Brown: Correlation is not causation

Phil Brown

Some things always seem to happen together. When the weather gets colder, everyone starts wearing long pants and jackets. When students study for tests, they get better scores. When ice cream sales go up, more people drown.

Now for those first two, one could make a fairly strong argument that one causes the other. People are going to wear clothes that keep them warmer because it is getting colder outside. Students are going to know more relevant information if they study, and that will generally cause them to get a higher test score.

For the third example, however, it probably is not the case that ice cream sales cause people to drown, nor vice versa. Even though these two events occur together, one does not cause the other. In this case, the correlation can probably be chalked up to the warm weather of summer, which sees both an increase in ice cream demand, and an increase in swimmers.

To be sure, that is quite an obvious example, but many people can be fooled into believing that one event is caused by another just because they occur together. Examples abound, but some of the more dubious correlations are presidents with the economy and race with intelligence.

As far as presidents and the economy go, there is unquestionably some form of relationship. The president, while not having total power over our government, does hold quite a lot of political clout. The policies of the nation, in turn, do affect the country’s economy. As any economist will tell you, however, there are more than a few other factors.

George W. Bush was famously linked with spiking gas prices, and some of his administration’s policies may have had a hand in such a change, but there were certainly outside forces that caused prices to rise. Some of the factors that jump out are instability in oil-producing regions and increased global demand, both of which can hardly be attributed solely to Bush. I would bet my bottom gallon that Al Gore and John Kerry would have also had presidencies that saw rising gas prices.

Race and intelligence are personal qualities that also appear to be linked. For example, members of certain not-so-upstanding organizations have long claimed that the historically higher average intelligence of white Americans relative to black Americans shows that one race is scientifically smarter.

That is not science, it is a convenient explanation.

Another explanation is that one group has been historically privileged to have better education and better economic opportunities, and has been taught by society that they have more intellectual potential. It is also worthy to note that for simplicity, intelligence is quantified by IQ tests, which only measure a narrow range of social and cognitive aptitudes. They are by no means a full and complete test of “intelligence.”

The logical fallacy of assuming that correlation implies causation can create some serious problems, but it is still extremely prevalent. One reason for this may be that people intentionally misuse information to suit their needs. It would certainly behoove the political adversaries of Bush to tie him to unpopular gas prices, just as it makes sense for political adversaries of President Barack Obama to falsely blame the economic downturn of late completely on the president’s administration.

Another, more subtle reason could simply be a lack of thought. It can be very easy to look at two events that always seem to occur together and take for granted the idea that one causes the other. It may take too much time to think about other possibilities, or they may just elude detection.

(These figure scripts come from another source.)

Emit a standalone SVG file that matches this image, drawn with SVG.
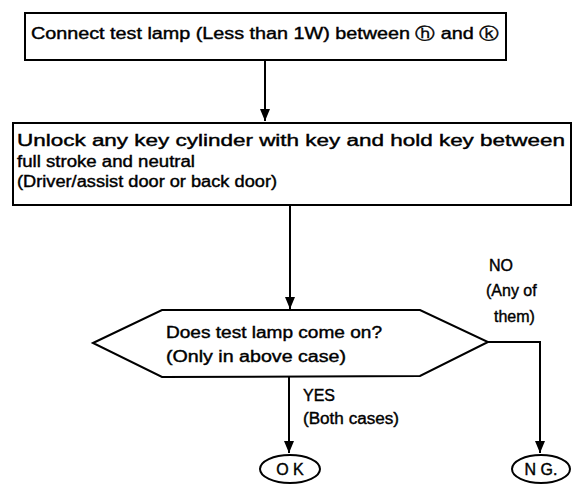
<svg xmlns="http://www.w3.org/2000/svg" width="577" height="494" viewBox="0 0 577 494">
<style>
.box{fill:#fff;stroke:#000;stroke-width:2}
.t{font-family:"Liberation Sans",Arial,"DejaVu Sans",sans-serif;font-size:16px;fill:#000;stroke:#000;stroke-width:0.4}
.c{stroke:#000;stroke-width:2;fill:none}
</style>
<defs>
<marker id="ah" viewBox="0 0 12 10" refX="12" refY="5" markerWidth="12" markerHeight="10" markerUnits="userSpaceOnUse" orient="auto">
<path d="M0,0 L12,5 L0,10 Z" fill="#000"/>
</marker>
</defs>
<rect width="577" height="494" fill="#fff"/>
<g id="connectors">
<line class="c" x1="265" y1="60" x2="265" y2="121" marker-end="url(#ah)"/>
<line class="c" x1="290" y1="205" x2="290" y2="309" marker-end="url(#ah)"/>
<line class="c" x1="289" y1="376" x2="289" y2="453" marker-end="url(#ah)"/>
<polyline class="c" points="488,342 540,342 540,453" marker-end="url(#ah)"/>
</g>
<g id="n1">
<rect class="box" x="25" y="13" width="481" height="47"/>
<text class="t" x="31" y="39" textLength="468" lengthAdjust="spacingAndGlyphs">Connect test lamp (Less than 1W) between <tspan font-family="DejaVu Sans">ⓗ</tspan> and <tspan font-family="DejaVu Sans">ⓚ</tspan></text>
</g>
<g id="n2">
<rect class="box" x="13" y="123" width="558" height="82"/>
<text class="t" x="17" y="146" textLength="548" lengthAdjust="spacingAndGlyphs">Unlock any key cylinder with key and hold key between</text>
<text class="t" x="17" y="167" textLength="178" lengthAdjust="spacingAndGlyphs">full stroke and neutral</text>
<text class="t" x="17" y="187" textLength="260" lengthAdjust="spacingAndGlyphs">(Driver/assist door or back door)</text>
</g>
<g id="n3">
<polygon class="box" points="93,343 162,310 420,310 488,342 420,376 162,377"/>
<text class="t" x="166" y="338" textLength="216" lengthAdjust="spacingAndGlyphs">Does test lamp come on?</text>
<text class="t" x="166" y="362" textLength="180" lengthAdjust="spacingAndGlyphs">(Only in above case)</text>
</g>
<g id="lbl-no">
<text class="t" x="489" y="271">NO</text>
<text class="t" x="486" y="296">(Any of</text>
<text class="t" x="494" y="322">them)</text>
</g>
<g id="lbl-yes">
<text class="t" x="303" y="401">YES</text>
<text class="t" x="303" y="424" textLength="96" lengthAdjust="spacingAndGlyphs">(Both cases)</text>
</g>
<g id="ok">
<ellipse class="box" cx="290" cy="469" rx="30" ry="14"/>
<text class="t" x="290" y="475" text-anchor="middle">O K</text>
</g>
<g id="ng">
<ellipse class="box" cx="541" cy="469" rx="29" ry="14"/>
<text class="t" x="541" y="475" text-anchor="middle">N G.</text>
</g>
</svg>
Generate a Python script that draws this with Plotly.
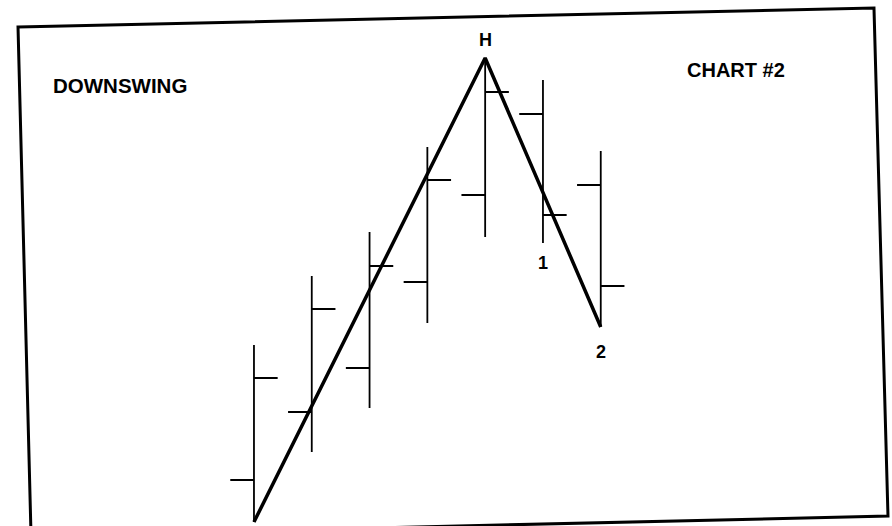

Such was the case with the correlation between “good” (HDL or high-density lipoprotein) cholesterol and lower risk for heart disease. Many medical professionals thought that having good cholesterol would lower a patient’s chance of heart disease. Dr. Peter Toth outlines this hypothesis well in “The Good Cholesterol,” found in the American Heart Association’s Circulation journal.

There has since been pressure to find drugs that would increase HDL cholesterol levels. It has been proposed, however, that both are actually caused largely by genetic factors, so artificially raising HDL cholesterol alone will not substantially aid heart health. Such was the decision of a National Health Institute clinical trial that ended HDL-inducing treatments 18 months early.

Correlation and causation are two inextricably linked concepts, but they are not the same. Only by separating the two can individuals get a more accurate picture of the world, and all of the complex relationships in it.